Tearing ourselves away from the beach and that wonderful breeze we boarded the bus for the trip to our final destination of the day, the Lang Nghe Truong Son craft village. On more than one occasion on this cruise we’ve stopped at craft villages that were little more than a collection of souvenir shops, but this one was different. This center is home to true artisans and craftsmen and women who are highly skilled in their traditional Vietnamese arts and crafts, and we got to watch them work. Whether it was sand painting, wood carving, guitar making or weaving the traditional Vietnamese conical hats, these artisans were really talented, and they were more than welcoming as we watched and took photos.


That was it for our long, hot day in Nha Trang, and while I really enjoyed it, I was very happy to get back to our air conditioned ship, where I could cool off, shower, get something to eat, and prepare for an even longer, hotter day tomorrow in Saigon (Ho Chi Minh City). The weatherman says it’s going to be 99 degrees, and I don’t think we’ll have the benefit of an ocean breeze. I’ll be toting two bottles of water and a bottle of Powerade, which will hopefully keep me hydrated. Should be interesting, so be sure to check back, as I’ll tell you all about it if I don’t melt.

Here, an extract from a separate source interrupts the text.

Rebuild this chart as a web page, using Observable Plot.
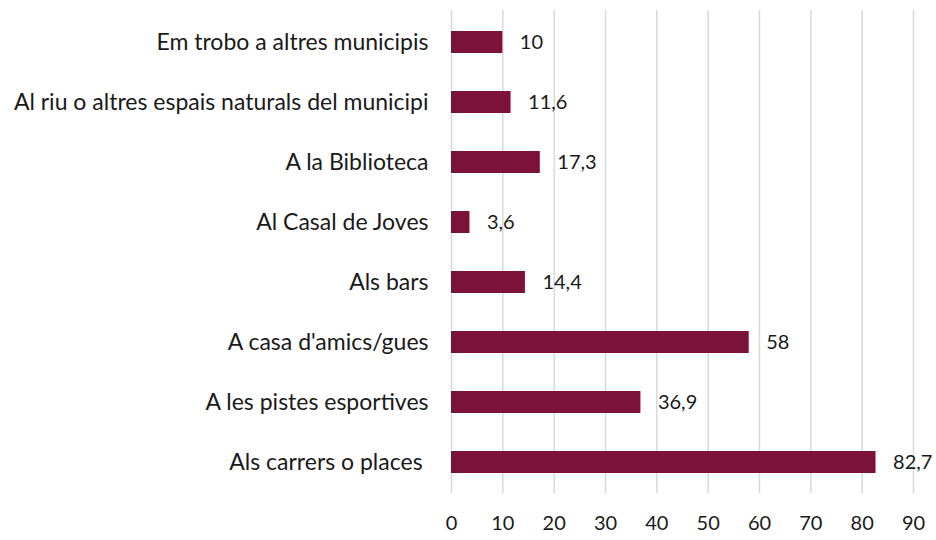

Gorgeous fish sculpture outside the Oceanographic Institute.


Clownfish. Anyone see Dory?


They had a healthy collection of sharks.


If you’re ever in Nha Trang, the Oceanographic Institute is worth a visit.


Quick shot of some boats anchored near the Oceanographic Institute.


There are a LOT of communist flags and national flags flying all around Nha Trang, as if trying to remind the residents of who’s running things among all that robust capitalism.


The symbol of Nha is a lotus. This giant beachfront structure represents a white lotus.


Po Nagar, the marvelous 1200 year old temple dedicated to Yan Po Nagar, the country’s goddess.


It’s a beautiful spot, perched atop a hill overlooking the harbor.


Prayers with offerings.


Yan Po Nagar.


The grounds are lovely, with little areas like this common as you walk around.


View of the harbor from the temple.


Can you see why the beach here is so highly rated?


Vietnamese flags are everywhere in Nha Trang.


I tried a local beer. Not bad.


Didn’t get close enough to see what he was selling.


Conical hats blowing in the breeze.


Happy beach. You can just see our ship in the distance.


At the craft village we were treated to a musical performance. All the instruments were hand made and produced incredible sounds. Very imp.


A sand painting master.


There are more than a thousand hand made conical hats hanging overhead at the craft village.


Woman making a conical hat.


The gentleman in the background makes guitars by hand.


The last thing I expected to see was wooden etchings of Baden Powell, the founder of the Boy Scouts. Needless to say, I was delighted.


Hand woven motorbike. I couldn’t get it started.